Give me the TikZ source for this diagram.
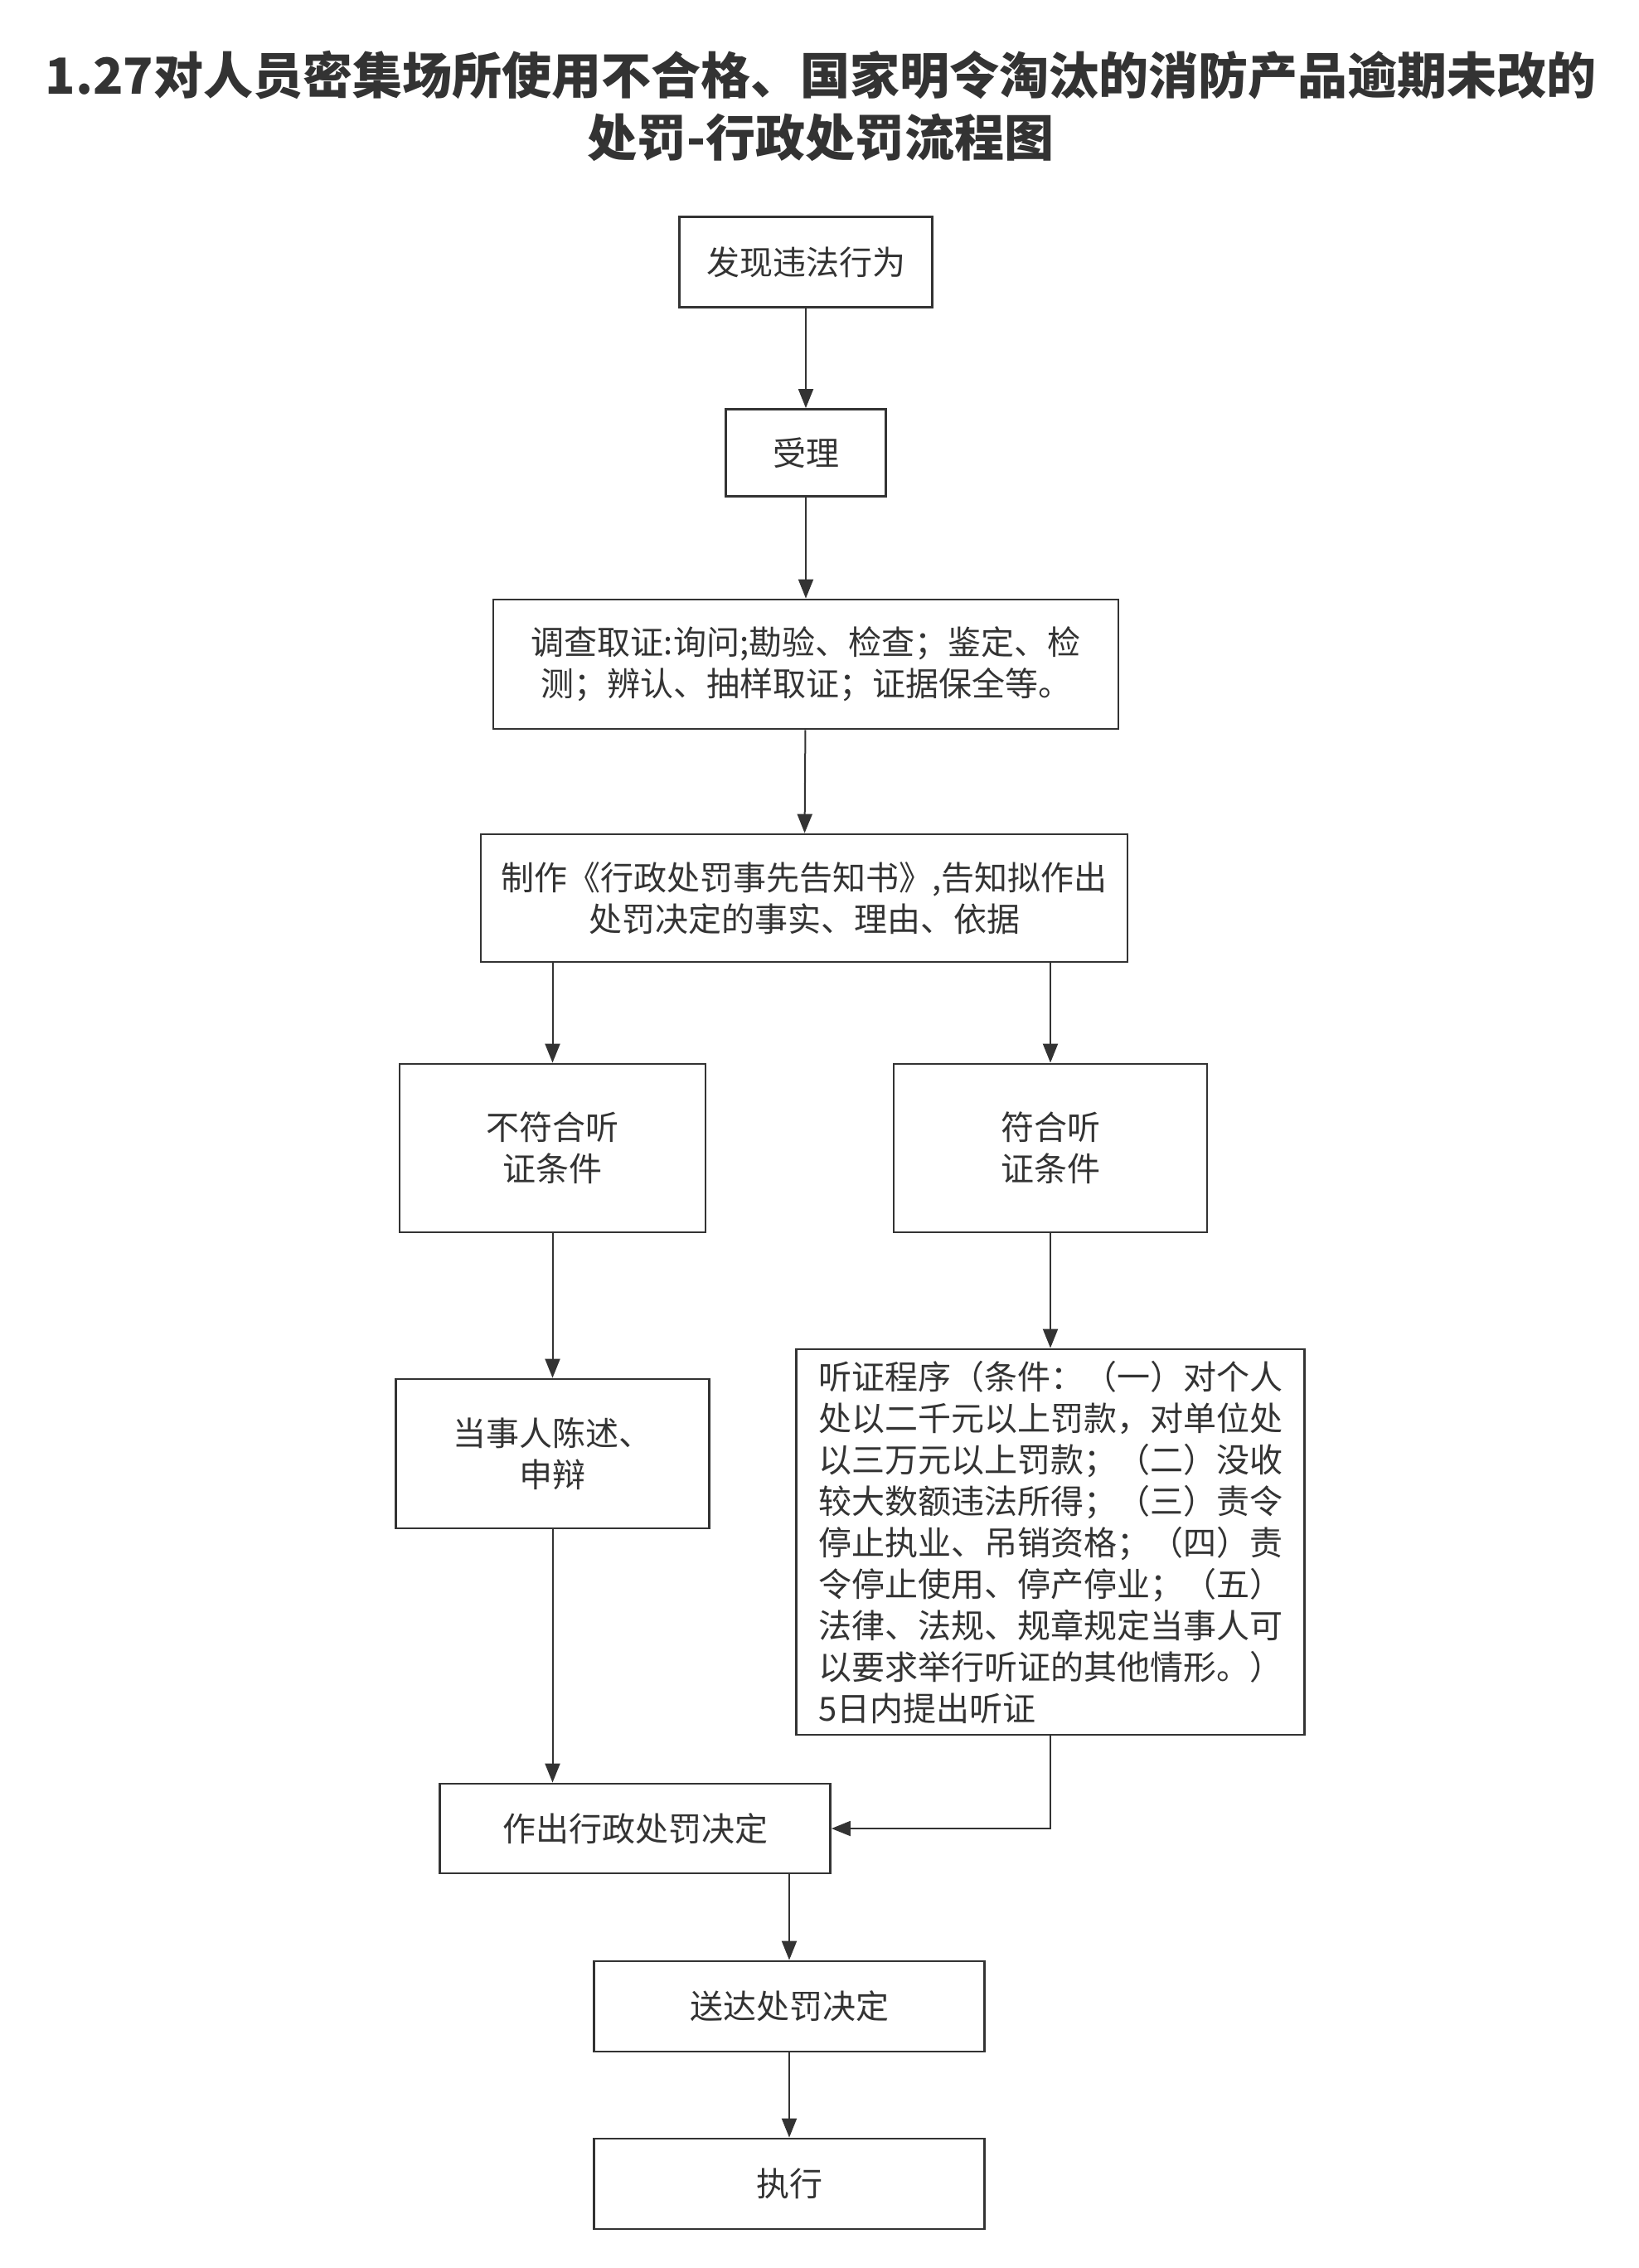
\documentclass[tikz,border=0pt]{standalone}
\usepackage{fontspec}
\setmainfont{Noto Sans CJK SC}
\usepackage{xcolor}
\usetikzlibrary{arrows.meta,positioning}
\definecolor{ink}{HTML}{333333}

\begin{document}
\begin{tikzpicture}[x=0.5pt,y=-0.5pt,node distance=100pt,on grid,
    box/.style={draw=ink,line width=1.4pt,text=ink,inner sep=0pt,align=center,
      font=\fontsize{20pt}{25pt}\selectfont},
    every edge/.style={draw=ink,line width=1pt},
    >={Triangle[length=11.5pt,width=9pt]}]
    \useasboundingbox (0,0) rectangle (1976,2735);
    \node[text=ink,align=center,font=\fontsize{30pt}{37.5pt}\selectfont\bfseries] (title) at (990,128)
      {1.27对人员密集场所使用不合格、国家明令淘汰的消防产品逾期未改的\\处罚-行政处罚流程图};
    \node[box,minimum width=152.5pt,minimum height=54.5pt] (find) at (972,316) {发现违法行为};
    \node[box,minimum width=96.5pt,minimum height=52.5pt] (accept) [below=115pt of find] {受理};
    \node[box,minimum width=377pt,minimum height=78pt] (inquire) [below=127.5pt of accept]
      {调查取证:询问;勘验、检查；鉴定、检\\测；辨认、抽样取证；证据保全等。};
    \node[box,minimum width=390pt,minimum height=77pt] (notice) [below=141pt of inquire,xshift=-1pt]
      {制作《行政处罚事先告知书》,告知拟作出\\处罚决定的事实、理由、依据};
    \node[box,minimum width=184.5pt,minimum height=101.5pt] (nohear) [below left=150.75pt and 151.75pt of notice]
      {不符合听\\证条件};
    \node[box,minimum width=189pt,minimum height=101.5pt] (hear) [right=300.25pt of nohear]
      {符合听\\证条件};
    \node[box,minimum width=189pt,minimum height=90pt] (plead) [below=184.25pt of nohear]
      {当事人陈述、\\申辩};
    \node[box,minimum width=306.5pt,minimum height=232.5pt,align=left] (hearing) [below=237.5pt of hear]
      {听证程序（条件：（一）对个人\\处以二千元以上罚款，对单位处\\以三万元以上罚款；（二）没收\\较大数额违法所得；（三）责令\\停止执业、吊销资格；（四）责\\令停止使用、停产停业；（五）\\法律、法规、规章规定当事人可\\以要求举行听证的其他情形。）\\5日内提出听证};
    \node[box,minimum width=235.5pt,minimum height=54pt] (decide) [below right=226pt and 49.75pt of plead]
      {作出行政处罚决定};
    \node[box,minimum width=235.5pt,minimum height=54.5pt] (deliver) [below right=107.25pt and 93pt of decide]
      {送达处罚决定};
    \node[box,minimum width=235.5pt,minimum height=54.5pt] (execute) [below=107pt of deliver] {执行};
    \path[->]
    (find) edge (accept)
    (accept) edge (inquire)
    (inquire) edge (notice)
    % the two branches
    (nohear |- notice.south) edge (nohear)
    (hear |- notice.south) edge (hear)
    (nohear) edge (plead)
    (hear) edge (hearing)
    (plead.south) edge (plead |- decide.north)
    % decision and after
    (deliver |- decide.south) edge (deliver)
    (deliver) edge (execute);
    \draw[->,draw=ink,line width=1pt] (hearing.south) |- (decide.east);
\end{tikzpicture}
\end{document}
____
■ Set problem: Skip the images and write out the rest of the listing exactly.

■ Answer for the task:
Give me the TikZ source for this diagram.
\documentclass[tikz,border=0pt]{standalone}
\usepackage{fontspec}
\setmainfont{Noto Sans CJK SC}
\usepackage{xcolor}
\usetikzlibrary{arrows.meta,positioning}
\definecolor{ink}{HTML}{333333}

\begin{document}
\begin{tikzpicture}[x=0.5pt,y=-0.5pt,node distance=100pt,on grid,
    box/.style={draw=ink,line width=1.4pt,text=ink,inner sep=0pt,align=center,
      font=\fontsize{20pt}{25pt}\selectfont},
    every edge/.style={draw=ink,line width=1pt},
    >={Triangle[length=11.5pt,width=9pt]}]
    \useasboundingbox (0,0) rectangle (1976,2735);
    \node[text=ink,align=center,font=\fontsize{30pt}{37.5pt}\selectfont\bfseries] (title) at (990,128)
      {1.27对人员密集场所使用不合格、国家明令淘汰的消防产品逾期未改的\\处罚-行政处罚流程图};
    \node[box,minimum width=152.5pt,minimum height=54.5pt] (find) at (972,316) {发现违法行为};
    \node[box,minimum width=96.5pt,minimum height=52.5pt] (accept) [below=115pt of find] {受理};
    \node[box,minimum width=377pt,minimum height=78pt] (inquire) [below=127.5pt of accept]
      {调查取证:询问;勘验、检查；鉴定、检\\测；辨认、抽样取证；证据保全等。};
    \node[box,minimum width=390pt,minimum height=77pt] (notice) [below=141pt of inquire,xshift=-1pt]
      {制作《行政处罚事先告知书》,告知拟作出\\处罚决定的事实、理由、依据};
    \node[box,minimum width=184.5pt,minimum height=101.5pt] (nohear) [below left=150.75pt and 151.75pt of notice]
      {不符合听\\证条件};
    \node[box,minimum width=189pt,minimum height=101.5pt] (hear) [right=300.25pt of nohear]
      {符合听\\证条件};
    \node[box,minimum width=189pt,minimum height=90pt] (plead) [below=184.25pt of nohear]
      {当事人陈述、\\申辩};
    \node[box,minimum width=306.5pt,minimum height=232.5pt,align=left] (hearing) [below=237.5pt of hear]
      {听证程序（条件：（一）对个人\\处以二千元以上罚款，对单位处\\以三万元以上罚款；（二）没收\\较大数额违法所得；（三）责令\\停止执业、吊销资格；（四）责\\令停止使用、停产停业；（五）\\法律、法规、规章规定当事人可\\以要求举行听证的其他情形。）\\5日内提出听证};
    \node[box,minimum width=235.5pt,minimum height=54pt] (decide) [below right=226pt and 49.75pt of plead]
      {作出行政处罚决定};
    \node[box,minimum width=235.5pt,minimum height=54.5pt] (deliver) [below right=107.25pt and 93pt of decide]
      {送达处罚决定};
    \node[box,minimum width=235.5pt,minimum height=54.5pt] (execute) [below=107pt of deliver] {执行};
    \path[->]
    (find) edge (accept)
    (accept) edge (inquire)
    (inquire) edge (notice)
    % the two branches
    (nohear |- notice.south) edge (nohear)
    (hear |- notice.south) edge (hear)
    (nohear) edge (plead)
    (hear) edge (hearing)
    (plead.south) edge (plead |- decide.north)
    % decision and after
    (deliver |- decide.south) edge (deliver)
    (deliver) edge (execute);
    \draw[->,draw=ink,line width=1pt] (hearing.south) |- (decide.east);
\end{tikzpicture}
\end{document}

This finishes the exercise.